Records from a data collection:

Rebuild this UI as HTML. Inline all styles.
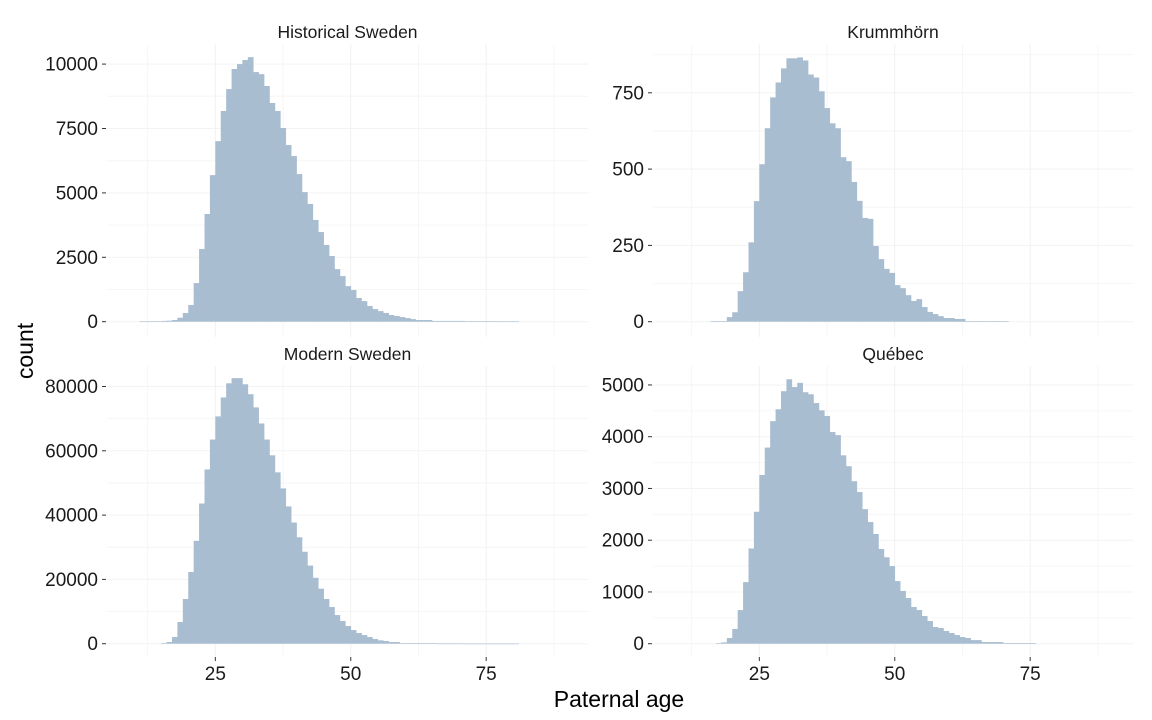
<!DOCTYPE html>
<html><head><meta charset="utf-8"><style>
html,body{margin:0;padding:0;background:#fff;}
svg{display:block;font-family:"Liberation Sans",Arial,sans-serif;}
</style></head><body>
<svg id="chart" width="1152" height="720"></svg>
<script>
const panelTitles = ["Historical Sweden","Krummhörn","Modern Sweden","Québec"];
const histSwedenAges = [11,12,13,14,15,16,17,18,19,20,21,22,23,24,25,26,27,28,29,30,31,32,33,34,35,36,37,38,39,40,41,42,43,44,45,46,47,48,49,50,51,52,53,54,55,56,57,58,59,60,61,62,63,64,65,66,67,68,69,70,71,72,73,74,75,76,77,78,79,80];
const histSwedenCounts = [10,10,15,20,30,40,65,155,336,647,1500,2820,4180,5690,7010,8180,9030,9810,10000,10160,10270,9690,9610,9150,8490,8180,7520,6860,6430,5730,5030,4570,3950,3480,2980,2550,2040,1770,1380,1230,920,800,610,490,410,340,260,220,180,140,100,65,65,65,30,30,30,30,30,30,15,15,15,15,15,15,10,10,10,10];
const krumAges = [16,17,18,19,20,21,22,23,24,25,26,27,28,29,30,31,32,33,34,35,36,37,38,39,40,41,42,43,44,45,46,47,48,49,50,51,52,53,54,55,56,57,58,59,60,61,62,63,64,65,66,67,68,69,70];
const krumCounts = [2,2,2,15,31,100,162,260,395,516,634,735,784,830,863,863,866,856,810,800,755,700,650,634,539,526,458,396,340,337,248,205,173,160,120,110,87,68,74,48,32,25,18,12,12,9,9,2,2,2,1,1,2,1,1];
const modernAges = [15,16,17,18,19,20,21,22,23,24,25,26,27,28,29,30,31,32,33,34,35,36,37,38,39,40,41,42,43,44,45,46,47,48,49,50,51,52,53,54,55,56,57,58,59,60,61,62,63,64,65,66,67,68,69,70,71,72,73,74,75,76,77,78,79,80];
const modernCounts = [200,520,2070,6740,13900,22300,32000,43600,54200,63500,70700,76600,81000,82600,82600,80700,77600,73500,68500,63500,58600,53300,48300,42700,37700,33100,28600,24300,20500,17100,13900,11400,8900,7050,5500,4250,3320,2700,2070,1450,1040,830,520,520,200,200,200,200,200,200,200,60,60,60,60,60,30,30,30,30,30,30,30,30,30,30];
const quebecAges = [17,18,19,20,21,22,23,24,25,26,27,28,29,30,31,32,33,34,35,36,37,38,39,40,41,42,43,44,45,46,47,48,49,50,51,52,53,54,55,56,57,58,59,60,61,62,63,64,65,66,67,68,69,70,71,72,73,74,75];
const quebecCounts = [6,26,110,284,650,1190,1840,2550,3260,3790,4300,4530,4880,5110,4960,5040,4860,4820,4650,4510,4400,4090,4030,3640,3430,3140,2930,2600,2350,2120,1830,1670,1500,1210,1020,882,709,651,535,438,322,303,245,206,167,129,110,70,70,32,32,32,32,13,13,13,13,13,13];
const yTicks0 = [0,2500,5000,7500,10000];
const yTicks1 = [0,250,500,750];
const yTicks2 = [0,20000,40000,60000,80000];
const yTicks3 = [0,1000,2000,3000,4000,5000];
const yMinor0 = [1250,3750,6250,8750];
const yMinor1 = [125,375,625,875];
const yMinor2 = [10000,30000,50000,70000];
const yMinor3 = [500,1500,2500,3500,4500];
const xTicks = [25,50,75];
const xMinor = [12.5,37.5,62.5,87.5];

const NS="http://www.w3.org/2000/svg";
const svg=document.getElementById('chart');
function mk(tag,attrs,parent){const e=document.createElementNS(NS,tag);for(const k in attrs)e.setAttribute(k,attrs[k]);(parent||svg).appendChild(e);return e;}

const panels=[
 {title:panelTitles[0],ages:histSwedenAges,counts:histSwedenCounts,ticks:yTicks0,minor:yMinor0,x0:107,x1:588,y0:44,y1:337,xo:79.9,base:321.7,pxPer:64.4/2500,showX:false,name:'historical-sweden'},
 {title:panelTitles[1],ages:krumAges,counts:krumCounts,ticks:yTicks1,minor:yMinor1,x0:653,x1:1133,y0:44,y1:337,xo:623.9,base:321.7,pxPer:76.3/250,showX:false,name:'krummhorn'},
 {title:panelTitles[2],ages:modernAges,counts:modernCounts,ticks:yTicks2,minor:yMinor2,x0:107,x1:588,y0:366,y1:657,xo:79.9,base:643.7,pxPer:64.3/20000,showX:true,name:'modern-sweden'},
 {title:panelTitles[3],ages:quebecAges,counts:quebecCounts,ticks:yTicks3,minor:yMinor3,x0:653,x1:1133,y0:366,y1:657,xo:623.9,base:643.7,pxPer:51.75/1000,showX:true,name:'quebec'}
];
const pxYear=5.417;
panels.forEach(p=>{
  const g=mk('g',{});
  
  
  const X=a=>p.xo+a*pxYear;
  const Y=v=>p.base-v*p.pxPer;
  p.minor.forEach(v=>mk('line',{x1:p.x0,x2:p.x1,y1:Y(v),y2:Y(v),stroke:'#f6f6f6','stroke-width':1},g));
  p.ticks.forEach(v=>mk('line',{x1:p.x0,x2:p.x1,y1:Y(v),y2:Y(v),stroke:'#f3f3f3','stroke-width':1},g));
  xMinor.forEach(v=>mk('line',{x1:X(v),x2:X(v),y1:p.y0,y2:p.y1,stroke:'#f6f6f6','stroke-width':1},g));
  xTicks.forEach(v=>mk('line',{x1:X(v),x2:X(v),y1:p.y0,y2:p.y1,stroke:'#f1f1f1','stroke-width':1},g));
  p.ages.forEach((a,i)=>{
    const h=p.counts[i]*p.pxPer;
    const r=mk('rect',{x:X(a),y:p.base-h,width:pxYear+0.3,height:Math.max(h,0.6),fill:'#a9bdd0'},g);
    
    
  });
  const t=mk('text',{x:(p.x0+p.x1)/2,y:p.y0-6,'text-anchor':'middle','font-size':17.5,fill:'#1a1a1a'},g);
  t.textContent=p.title;
  
  
  p.ticks.forEach(v=>{
    mk('line',{x1:p.x0-5,x2:p.x0-1,y1:Y(v),y2:Y(v),stroke:'#333','stroke-width':1},g);
    const tl=mk('text',{x:p.x0-9,y:Y(v)+6.5,'text-anchor':'end','font-size':19,fill:'#1a1a1a'},g);
    tl.textContent=v;
    
    
  });
  if(p.showX){
    xTicks.forEach(v=>{
      mk('line',{x1:X(v),x2:X(v),y1:p.y1,y2:p.y1+4,stroke:'#333','stroke-width':1},g);
      const tl=mk('text',{x:X(v),y:p.y1+23,'text-anchor':'middle','font-size':19,fill:'#1a1a1a'},g);
      tl.textContent=v;
      
      
    });
  }
});
const xt=mk('text',{x:619,y:707,'text-anchor':'middle','font-size':23,fill:'#000'});
xt.textContent='Paternal age';


const yt=mk('text',{x:0,y:0,'text-anchor':'middle','font-size':23,fill:'#000',transform:'translate(33,351) rotate(-90)'});
yt.textContent='count';


</script>
</body></html>
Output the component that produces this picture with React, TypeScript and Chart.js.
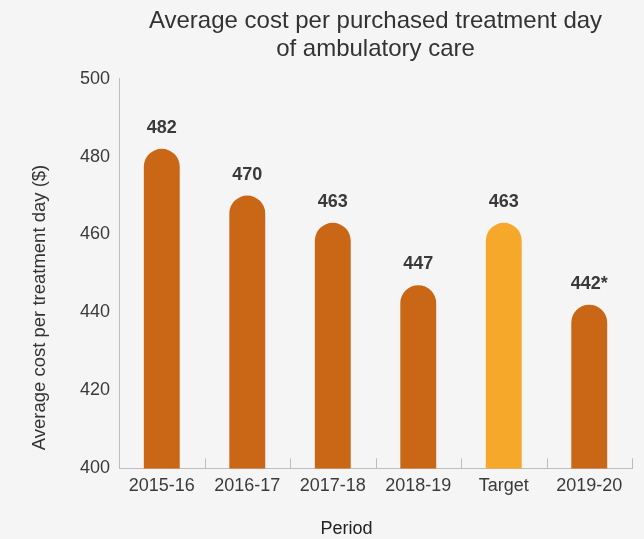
import React, { useEffect, useRef } from "react";
import { Chart, registerables } from "chart.js";

Chart.register(...registerables);

const categories = ["2015-16", "2016-17", "2017-18", "2018-19", "Target", "2019-20"];
const values = [482, 470, 463, 447, 463, 442];
const valueLabels = ["482", "470", "463", "447", "463", "442*"];
const barColors = ["#CA6716", "#CA6716", "#CA6716", "#CA6716", "#F6A82B", "#CA6716"];
const yTicks = { min: 400, max: 500, step: 20 };
const xAxisTitle = "Period";
const yAxisTitle = "Average cost per treatment day ($)";

const FONT = "'Liberation Sans', Arial, Helvetica, sans-serif";

const valueLabelPlugin = {
  id: "valueLabels",
  afterDatasetsDraw(chart: any) {
    const ctx = chart.ctx;
    const meta = chart.getDatasetMeta(0);
    ctx.save();
    ctx.font = `bold 18px ${FONT}`;
    ctx.fillStyle = "#3a3a3a";
    ctx.textAlign = "center";
    ctx.textBaseline = "alphabetic";
    meta.data.forEach((el: any, i: number) => {
      ctx.fillText(valueLabels[i], el.x, el.y - 16);
    });
    ctx.restore();
  },
};

const innerTicksPlugin = {
  id: "innerTicks",
  afterDraw(chart: any) {
    const x = chart.scales.x;
    const ctx = chart.ctx;
    const n = categories.length;
    const step = x.getPixelForValue(1) - x.getPixelForValue(0);
    ctx.save();
    ctx.strokeStyle = "#bdbdbd";
    ctx.lineWidth = 1;
    for (let i = 1; i <= n; i++) {
      const px = Math.round(x.getPixelForValue(i) - step / 2) + 0.5;
      ctx.beginPath();
      ctx.moveTo(px, x.top);
      ctx.lineTo(px, x.top - 10);
      ctx.stroke();
    }
    ctx.restore();
  },
};

const axisTitlesPlugin = {
  id: "axisTitles",
  afterDraw(chart: any) {
    const ctx = chart.ctx;
    const a = chart.chartArea;
    ctx.save();
    ctx.font = `18px ${FONT}`;
    ctx.textAlign = "center";
    ctx.textBaseline = "middle";
    ctx.fillStyle = "#222222";
    ctx.fillText(xAxisTitle, (a.left + a.right) / 2 - 29, a.bottom + 61);
    ctx.fillStyle = "#333333";
    ctx.translate(40, (a.top + a.bottom) / 2 + 34);
    ctx.rotate(-Math.PI / 2);
    ctx.font = `18.5px ${FONT}`;
    ctx.fillText(yAxisTitle, 0, 0);
    ctx.restore();
  },
};

export default function App() {
  const ref = useRef<HTMLCanvasElement>(null);
  useEffect(() => {
    document.body.style.margin = "0";
    document.body.style.background = "#f5f5f5";
    const chart = new Chart(ref.current as HTMLCanvasElement, {
      type: "bar",
      data: {
        labels: categories,
        datasets: [
          {
            data: values,
            backgroundColor: barColors,
            borderRadius: 40,
            borderSkipped: "start",
            barPercentage: 0.42,
            categoryPercentage: 1,
          },
        ],
      },
      options: {
        animation: false,
        responsive: false,
        layout: { padding: { left: 71, right: 12, top: 0, bottom: 35 } },
        plugins: {
          legend: { display: false },
          tooltip: { enabled: false },
          title: {
            display: true,
            fullSize: false,
            text: ["Average cost per purchased treatment day", "of ambulatory care"],
            color: "#333333",
            font: { family: FONT, size: 24, weight: "normal", lineHeight: 1.2 },
            padding: { top: 6.5, bottom: 14.5 },
          },
        },
        scales: {
          x: {
            grid: { display: false, drawTicks: false },
            border: { display: true, color: "#bdbdbd", width: 1 },
            ticks: { color: "#3a3a3a", font: { family: FONT, size: 18 }, padding: 7 },
          },
          y: {
            min: yTicks.min,
            max: yTicks.max,
            grid: { display: false, drawTicks: false },
            border: { display: true, color: "#bdbdbd", width: 1 },
            ticks: {
              stepSize: yTicks.step,
              color: "#3a3a3a",
              font: { family: FONT, size: 18 },
              padding: 9,
            },
          },
        },
      },
      plugins: [valueLabelPlugin, innerTicksPlugin, axisTitlesPlugin],
    });
    return () => chart.destroy();
  }, []);
  return (
    <div style={{ width: 644, height: 539, background: "#f5f5f5" }}>
      <canvas ref={ref} width={644} height={539} />
    </div>
  );
}
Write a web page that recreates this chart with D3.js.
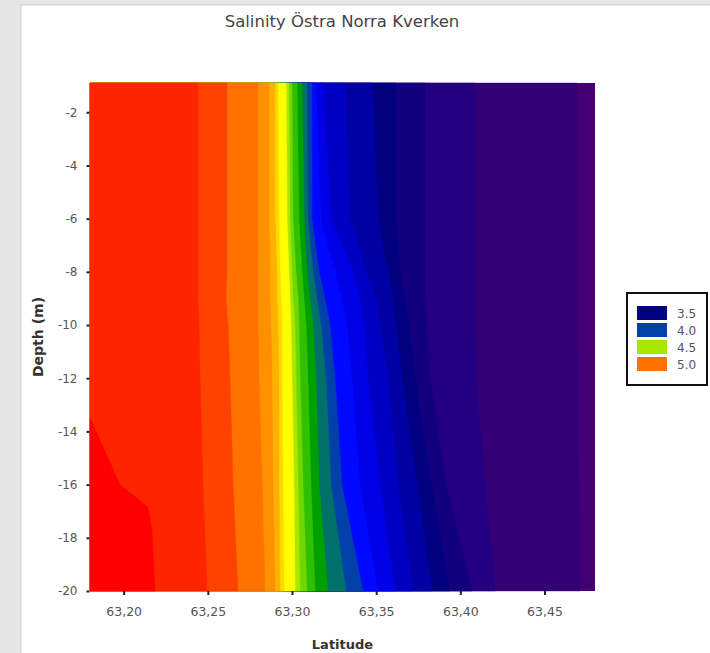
<!DOCTYPE html>
<html><head><meta charset="utf-8">
<script src="https://cdn.jsdelivr.net/npm/d3@7"></script>
<style>html,body{margin:0;padding:0;background:#e6e6e6;overflow:hidden}svg{display:block}</style>
</head><body>
<svg id="c" width="710" height="653"></svg>
<script>
// ---- data ----
const chartTitle = "Salinity Östra Norra Kverken";
const xTitle = "Latitude";
const yTitle = "Depth (m)";
const latDomain = [63.18, 63.48];
const depthDomain = [-0.9, -20];
const xTicks = [63.20, 63.25, 63.30, 63.35, 63.40, 63.45];
const yTicks = [-2, -4, -6, -8, -10, -12, -14, -16, -18, -20];

// salinity contour levels (PSU) and fill colour of the band at/above each level
const baseColor = "#430075";                 // below 3.2
const levels = [3.2, 3.3, 3.4, 3.5, 3.6, 3.7, 3.8, 3.9, 4.0, 4.1, 4.2, 4.3, 4.4, 4.5, 4.6, 4.7, 4.8, 4.9, 5.0, 5.1, 5.2, 5.3];
const levelColors = ["#340078", "#230080", "#12007f", "#000080", "#0000a4", "#0000c4", "#0000e6", "#0008ff",
                     "#0040a8", "#00706a", "#00a000", "#30c000", "#70d800", "#a8e800", "#ffff00", "#ffd800",
                     "#ffb000", "#ff9000", "#ff7200", "#ff4200", "#ff2400", "#ff0000"];

// depth rows at which isoline latitudes were read
const depths = [-0.9, -6, -8, -9, -10, -12, -16, -20];
// latitude of each isoline at those depths
const iso32 = [63.4694, 63.4694, 63.4694, 63.4694, 63.4694, 63.4700, 63.4706, 63.4712];
const iso33 = [63.4088, 63.4088, 63.4088, 63.4088, 63.4088, 63.4094, 63.4147, 63.4207];
const iso34 = [63.3791, 63.3791, 63.3791, 63.3791, 63.3797, 63.3820, 63.3915, 63.4070];
const iso35 = [63.3618, 63.3618, 63.3642, 63.3672, 63.3696, 63.3731, 63.3826, 63.3939];
const iso36 = [63.3476, 63.3511, 63.3571, 63.3600, 63.3618, 63.3654, 63.3743, 63.3832];
const iso37 = [63.3315, 63.3345, 63.3440, 63.3499, 63.3523, 63.3571, 63.3630, 63.3719];
const iso38 = [63.3184, 63.3232, 63.3363, 63.3404, 63.3428, 63.3452, 63.3523, 63.3612];
const iso39 = [63.3143, 63.3173, 63.3256, 63.3297, 63.3327, 63.3357, 63.3404, 63.3511];
const iso40 = [63.3119, 63.3119, 63.3161, 63.3196, 63.3226, 63.3256, 63.3297, 63.3422];
const iso41 = [63.3089, 63.3095, 63.3125, 63.3149, 63.3173, 63.3202, 63.3232, 63.3321];
const iso42 = [63.3060, 63.3072, 63.3089, 63.3107, 63.3125, 63.3143, 63.3161, 63.3214];
const iso43 = [63.3030, 63.3042, 63.3060, 63.3072, 63.3084, 63.3095, 63.3113, 63.3137];
const iso44 = [63.3000, 63.3006, 63.3024, 63.3036, 63.3042, 63.3048, 63.3066, 63.3089];
const iso45 = [63.2982, 63.2988, 63.3000, 63.3006, 63.3018, 63.3024, 63.3036, 63.3048];
const iso46 = [63.2965, 63.2971, 63.2982, 63.2988, 63.2994, 63.3000, 63.3012, 63.3018];
const iso47 = [63.2917, 63.2923, 63.2929, 63.2935, 63.2941, 63.2941, 63.2947, 63.2953];
const iso48 = [63.2899, 63.2899, 63.2911, 63.2911, 63.2917, 63.2923, 63.2923, 63.2929];
const iso49 = [63.2864, 63.2864, 63.2870, 63.2870, 63.2876, 63.2881, 63.2887, 63.2899];
const iso50 = [63.2798, 63.2798, 63.2798, 63.2798, 63.2798, 63.2804, 63.2822, 63.2840];
const iso51 = [63.2614, 63.2614, 63.2614, 63.2608, 63.2620, 63.2632, 63.2650, 63.2679];
const iso52 = [63.2442, 63.2442, 63.2442, 63.2442, 63.2448, 63.2454, 63.2471, 63.2495];
// the 5.3 isoline only exists in the deep south-west corner
const iso53Depths = [-13.5, -16, -16.85, -17.7, -20];
const iso53 = [63.1800, 63.1978, 63.2145, 63.2168, 63.2186];

const legendLevels = [3.5, 4.0, 4.5, 5.0];

// ---- drawing ----
const svg = d3.select("#c");
svg.append("rect").attr("x", 21).attr("y", 5).attr("width", 700).attr("height", 660)
  .attr("fill", "#fff").attr("stroke", "#c9c9c9").attr("stroke-width", 1);

const x = d3.scaleLinear().domain(latDomain).range([90, 595]);
const y = d3.scaleLinear().domain(depthDomain).range([83, 591]);

const plot = svg.append("g");
plot.append("rect")
  .attr("x", x(latDomain[0])).attr("y", y(depthDomain[0]))
  .attr("width", x(latDomain[1]) - x(latDomain[0]))
  .attr("height", y(depthDomain[1]) - y(depthDomain[0]))
  .attr("fill", baseColor);

const isoLats = [iso32, iso33, iso34, iso35, iso36, iso37, iso38, iso39, iso40, iso41, iso42,
                 iso43, iso44, iso45, iso46, iso47, iso48, iso49, iso50, iso51, iso52, iso53];
const area = d3.area()
  .y(d => y(d[0]))
  .x0(x(latDomain[0]))
  .x1(d => x(d[1]))
  .curve(d3.curveLinear);

levels.forEach((lv, i) => {
  const dps = (lv === 5.3) ? iso53Depths : depths;
  plot.append("path")
    .attr("d", area(d3.zip(dps, isoLats[i])))
    .attr("fill", levelColors[i])
    .attr("stroke", levelColors[i]).attr("stroke-width", 0.4);
});

const font = "'DejaVu Sans', sans-serif";

// axes
const yAxis = d3.axisLeft(y).tickValues(yTicks).tickSize(3).tickPadding(9)
  .tickFormat(d => String(d));
const gy = svg.append("g").attr("transform", `translate(${x(latDomain[0]) - 0.5},0)`).call(yAxis);
gy.select(".domain").remove();
gy.selectAll(".tick line").attr("stroke", "#222").attr("stroke-width", 2);
gy.selectAll(".tick text").attr("font-family", font).attr("font-size", 12).attr("fill", "#555");

const xAxis = d3.axisBottom(x).tickValues(xTicks).tickSize(4).tickPadding(12)
  .tickFormat(d => d.toFixed(2).replace(".", ","));
const gx = svg.append("g").attr("transform", `translate(0,${y(depthDomain[1])})`).call(xAxis);
gx.select(".domain").remove();
gx.selectAll(".tick line").attr("stroke", "#222").attr("stroke-width", 2);
gx.selectAll(".tick text").attr("font-family", font).attr("font-size", 12.5).attr("fill", "#555");

// titles
svg.append("text").attr("x", 342).attr("y", 27).attr("text-anchor", "middle")
  .attr("font-family", font).attr("font-size", 16.5).attr("fill", "#444").text(chartTitle);
svg.append("text").attr("x", (x.range()[0] + x.range()[1]) / 2).attr("y", 649).attr("text-anchor", "middle")
  .attr("font-family", font).attr("font-size", 13).attr("font-weight", "bold").attr("fill", "#333").text(xTitle);
svg.append("text").attr("transform", `translate(43,${(y.range()[0] + y.range()[1]) / 2}) rotate(-90)`)
  .attr("text-anchor", "middle")
  .attr("font-family", font).attr("font-size", 14).attr("font-weight", "bold").attr("fill", "#333").text(yTitle);

// legend
const lg = svg.append("g");
lg.append("rect").attr("x", 627).attr("y", 293).attr("width", 80).attr("height", 92)
  .attr("fill", "#fff").attr("stroke", "#111").attr("stroke-width", 2);
legendLevels.forEach((lv, i) => {
  const c = levelColors[levels.indexOf(lv)];
  const yy = 306 + i * 17;
  lg.append("rect").attr("x", 637).attr("y", yy).attr("width", 30).attr("height", 14).attr("fill", c);
  lg.append("text").attr("x", 677).attr("y", yy + 11.5)
    .attr("font-family", font).attr("font-size", 12).attr("fill", "#555").text(lv.toFixed(1));
});
</script>
</body></html>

■ **Objective**:
Omit all pictures and repeat exactly the lines from the one containing "Output the component" through the one containing "Chart.register(...registerables);", ends included, with nothing added.

■ **Full output**:
Output the component that produces this picture with React, TypeScript and Chart.js.
import React, { useEffect, useRef } from "react";
import { Chart, registerables } from "chart.js";

Chart.register(...registerables);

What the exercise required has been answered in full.